Os especialistas ouvidos pela BBC Brasil apontam algumas possíveis soluções:
- Investir mais, com complemento da União se necessário
- Valorizar o professor, tornando a carreira mais atrativa
- Rever a maneira como as disciplinas são ensinadas
Foco no professor
Para a diretora global de Educação do Banco Mundial, Claudia Costin, que dá aulas na prestigiada Universidade de Harvard, nos Estados Unidos (e foi secretária municipal de Educação do Rio de Janeiro), todos os caminhos de avanço passam pela valorização do professor.
“Deveríamos nos inspirar no que a Finlândia fez há 35 anos, quando estava patinando na educação apesar dos esforços: tornar o curso de professores profissionalizante. Hoje no Brasil, a nossa faculdade (de Pedagogia) é excessivamente centrada nos fundamentos, como Sociologia e História da Educação, e muito pouco em como você ensina na prática.”
Em paralelo, Claudia defende a valorização do professor, a começar por um aumento de salário, que permitiria ao docente se dedicar mais à escola, entre outros incentivos.

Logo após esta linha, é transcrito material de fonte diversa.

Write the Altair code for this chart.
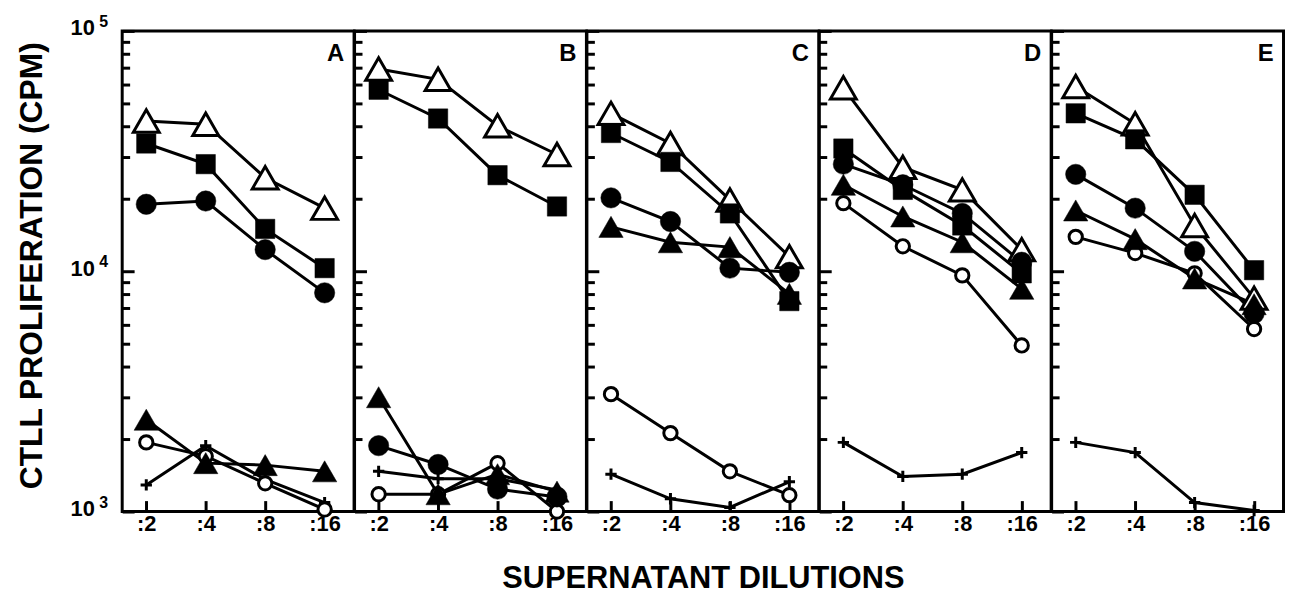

“Nesse ponto, infelizmente, a PEC 55 (que limita o teto dos gastos públicos à inflação do ano anterior) deve atrapalhar. Porque congelar a forma como gastamos hoje não vai resolver o problema dos salários.”
Mas, para ela, o desafio não passa somente por um salário mais atraente, mas também em elevar os requisitos para alguém se tornar um professor.
“Isso atrai gente mais qualificada. Fazendo o pacote completo, e não só com o acréscimo no salário, se atrai uma nova geração de jovens que querem ser professores”, afirma Claudia.
Mais investimentos
Para Maria Rehder, coordenadora de Projetos da Campanha Nacional pelo Direito à Educação (que reúne organizações da sociedade civil em prol da promoção da qualidade do ensino), embora tenha crescido entre as duas avaliações do Pisa, o investimento brasileiro em educação ainda é “muito insuficiente”.
Além de ressaltar o fato de que o Brasil direciona menos da metade do que a média dos países da OCDE, a especialista cita outra comparação sobre por que o governo precisa investir mais dinheiro na educação.
“A maior nota do Enem em São Paulo em 2011 foi do colégio Objetivo Integrado, que não é dos mais caros da rede privada. A mensalidade era de R$ 1.800. No mesmo ano, o valor repassado pelo Fundeb (Fundo de Manutenção e Desenvolvimento da Educação Básica) foi inferior a R$ 240 mensal por aluno”, diz.
“Então como dizer que dinheiro não faz diferença? A Coreia do Sul, sempre citada como exemplo de qualidade, gasta, por aluno, três vezes mais que o Brasil; a Finlândia, quatro vezes mais.”
Assim como a diretora do Banco Mundial, Maria também se mostrou preocupada com as consequências da PEC 55.
“É preciso manter um patamar mínimo de investimento. Se a arrecadação não for suficiente, a União tem de complementar, seja com royalties do petróleo, com taxação a grandes fortunas.”
Menos decoreba e mais raciocínio
“É preciso rever o que ensinamos, especialmente no Fundamental II (6º ao 9º ano), com uma reforma para termos menos disciplinas e para ensinar o aluno a pensar”, a professora de Harvard Claudia Costin, diretora global de Educação do Banco Mundial e ex-secretária municipal de Educação do Rio.
“Pensar matematicamente, por exemplo, que é muito mais do que ensinar um algoritmo e fazer 40 exercícios iguais. É raciocinar e aplicar os conceitos – de Ciências, por exemplo – em problemas do dia a dia.”
Nas três disciplinas, os alunos brasileiros se saíram melhor em questões que envolviam a explicação de conceitos, mas foram mal em questões mais elaboradas, sobre a aplicação prática deles, ou nas que exigiam interpretação de informação e relacionar dados.
Escolas ocupadas
Essas informações, na opinião de Maria Rehder, apontam para uma maior necessidade de se debater a reforma do Ensino Médio e valorizar a opinião dos alunos.
“É crucial ouvir os estudantes das mais de mil escolas brasileiras ocupadas. O Pisa deixou claro que o aluno quer mudanças, quer receber conhecimento não de forma verticalizada e quer (e precisa) de informação contextualizada. Caso contrário, ele não vai conseguir aplicar os conceitos e teorias, nem em avaliações e nem na vida prática.”
Em pesquisa com os alunos, o Pisa identificou que, segundo eles, menos da metade dos professores se adapta à classe conforme o conteúdo é passado. “O modelo atual não dá voz ao aluno.”
Segundo Maria, vale lembrar que o Pisa reflete o cenário educacional do ano anterior. Assim, ela espera notas ainda mais baixas para o Brasil na próxima avaliação da OCDE. “Congelando investimentos, colocamos em risco a valorização do professor e a criação de infraestrutura mínima nas escolas.”